On Jun 4, 2009, at 12:48 PM, Satish Chandra wrote:
I don't know how the output from dumpcap goes to wireshark. I wish
to replace dumpcap with my utility and want wireshark to decode the
byte stream on run-time.
In other words, you want to do a live capture of packets from some
source other than libpcap/WinPcap.
When doing a live capture in Wireshark (or TShark), whenever a set of
packets arrives, dumpcap writes them to a pcap-format capture file
sends to Wireshark (or TShark) a message saying that some number of
packets have arrived.
A pcap-format file is, in some sense, a byte stream, as *all* files on
UN*X or Windows (except for "special files" on UN*X) are, ultimately,
(seekable) byte streams. However, as is the case with most non-text
files, the byte stream has a certain structure to it; it's not just a
raw byte stream.
The format of the messages sent over the pipe between Wireshark/TShark
and dumpcap is subject to change (and probably *will* change over
time). I would not recommend trying to replace dumpcap at this point.

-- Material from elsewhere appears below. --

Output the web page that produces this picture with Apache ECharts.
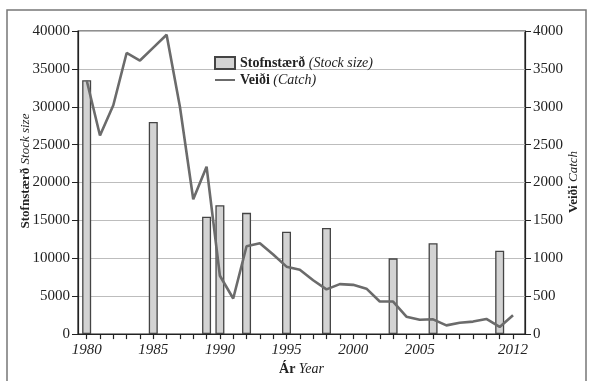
<!DOCTYPE html>
<html>
<head>
<meta charset="utf-8">
<script src="https://cdn.jsdelivr.net/npm/echarts@6/dist/echarts.min.js"></script>
<style>
  html, body { margin: 0; padding: 0; background: #fff; }
  #chart { width: 589px; height: 381px; }
</style>
</head>
<body>
<div id="chart"></div>
<script>
var FONT = '"Liberation Serif", "DejaVu Serif", serif';

// stock size (bars, left axis)
var stockYears = [1980, 1985, 1989, 1990, 1992, 1995, 1998, 2003, 2006, 2011];
var stockValues = [33500, 28000, 15500, 17000, 16000, 13500, 14000, 10000, 12000, 11000];

// catch (line, right axis), one value per year 1980-2012
var catchYears = [1980, 1981, 1982, 1983, 1984, 1985, 1986, 1987, 1988, 1989,
  1990, 1991, 1992, 1993, 1994, 1995, 1996, 1997, 1998, 1999,
  2000, 2001, 2002, 2003, 2004, 2005, 2006, 2007, 2008, 2009,
  2010, 2011, 2012];
var catchValues = [3350, 2620, 3020, 3710, 3610, 3780, 3950, 3000, 1780, 2210,
  770, 470, 1160, 1200, 1050, 890, 850, 710, 590, 660,
  650, 600, 430, 430, 230, 190, 195, 115, 150, 165,
  200, 95, 250];

var xLabelYears = [1980, 1985, 1990, 1995, 2000, 2005, 2012];
var xTickYears = catchYears;

var chart = echarts.init(document.getElementById('chart'), null, { renderer: 'canvas' });

function pairs(xs, ys) {
  return xs.map(function(x, i) { return [x, ys[i]]; });
}

var rich = {
  b: { fontFamily: FONT, fontSize: 14, fontWeight: 'bold', color: '#222' },
  i: { fontFamily: FONT, fontSize: 14, fontStyle: 'italic', color: '#222' }
};
var axisLine = { show: true, lineStyle: { color: '#222', width: 1.2 } };
var axisLabel = {
  color: '#222', fontFamily: FONT, fontSize: 15,
  formatter: function(v) { return String(v); }
};

chart.setOption({
  animation: false,
  backgroundColor: '#fff',
  grid: { left: 78, right: 64, top: 31, bottom: 33, show: true, borderColor: '#222', borderWidth: 1.2 },
  legend: {
    orient: 'vertical',
    left: 209,
    top: 51,
    itemWidth: 20,
    itemHeight: 12,
    itemGap: 3,
    data: [
      { name: 'Stofnstærð', icon: 'rect' },
      { name: 'Veiði', icon: 'path://M0,0 L20,0 L20,2 L0,2 Z' }
    ],
    formatter: function(name) {
      return name === 'Stofnstærð'
        ? '{b|Stofnstærð} {i|(Stock size)}'
        : '{b|Veiði} {i|(Catch)}';
    },
    textStyle: { color: '#222', fontFamily: FONT, fontSize: 14, rich: rich }
  },
  xAxis: {
    type: 'value',
    min: 1979.35,
    max: 2012.9,
    name: '{b|Ár} {i|Year}',
    nameLocation: 'middle',
    nameGap: 27,
    nameTextStyle: { rich: rich },
    axisLine: axisLine,
    axisTick: { show: true, length: 5, lineStyle: { color: '#222', width: 1.2 }, customValues: xTickYears },
    axisLabel: {
      color: '#222', fontFamily: FONT, fontSize: 15, fontStyle: 'italic',
      customValues: xLabelYears,
      formatter: function(v) { return String(v); }
    },
    splitLine: { show: false }
  },
  yAxis: [{
    type: 'value',
    min: 0,
    max: 40000,
    interval: 5000,
    axisLine: axisLine,
    axisTick: { show: true, length: 6, lineStyle: { color: '#222' } },
    axisLabel: axisLabel,
    splitLine: { show: true, lineStyle: { color: '#bdbdbd', width: 1 } }
  }, {
    type: 'value',
    min: 0,
    max: 4000,
    interval: 500,
    position: 'right',
    axisLine: axisLine,
    axisTick: { show: true, length: 6, lineStyle: { color: '#222' } },
    axisLabel: axisLabel,
    splitLine: { show: false }
  }],
  series: [{
    name: 'Stofnstærð',
    type: 'bar',
    yAxisIndex: 0,
    barWidth: 9,
    data: pairs(stockYears, stockValues),
    itemStyle: { color: '#d3d3d3', borderColor: '#444', borderWidth: 1.3 }
  }, {
    name: 'Veiði',
    type: 'line',
    yAxisIndex: 1,
    symbol: 'none',
    data: pairs(catchYears, catchValues),
    lineStyle: { color: '#6b6b6b', width: 2.6 },
    itemStyle: { color: '#6b6b6b' }
  }],
  graphic: [{
    type: 'rect',
    silent: true,
    shape: { x: 7, y: 10, width: 579, height: 420 },
    style: { fill: null, stroke: '#777', lineWidth: 1.5 }
  }, {
    type: 'text',
    silent: true,
    x: 26,
    y: 171,
    rotation: Math.PI / 2,
    style: {
      text: '{b|Stofnstærð} {i|Stock size}',
      align: 'center',
      verticalAlign: 'middle',
      rich: {
        b: { fontFamily: FONT, fontSize: 13, fontWeight: 'bold', fill: '#222' },
        i: { fontFamily: FONT, fontSize: 13, fontStyle: 'italic', fill: '#222' }
      }
    }
  }, {
    type: 'text',
    silent: true,
    x: 574,
    y: 182,
    rotation: Math.PI / 2,
    style: {
      text: '{b|Veiði} {i|Catch}',
      align: 'center',
      verticalAlign: 'middle',
      rich: {
        b: { fontFamily: FONT, fontSize: 13, fontWeight: 'bold', fill: '#222' },
        i: { fontFamily: FONT, fontSize: 13, fontStyle: 'italic', fill: '#222' }
      }
    }
  }]
});
</script>
</body>
</html>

Instead, what I would recommend that you do is to have your utility
write pcap-format files to a named pipe, and, in Wireshark, capture
from a "device" that is the named pipe. For example, on UN*X, you
could create a temporary named pipe "capturepipe" in /tmp:
mkfifo /tmp/capturepipe
and then:
start your program and have it write a pcap-format file header,
followed by the sequence of packets in pcap-file format, to that pipe;
start up Wireshark and have it capture from "/tmp/capturepipe".
I don't know how that would be done on Windows, but there might be
similar things one could do with named pipes.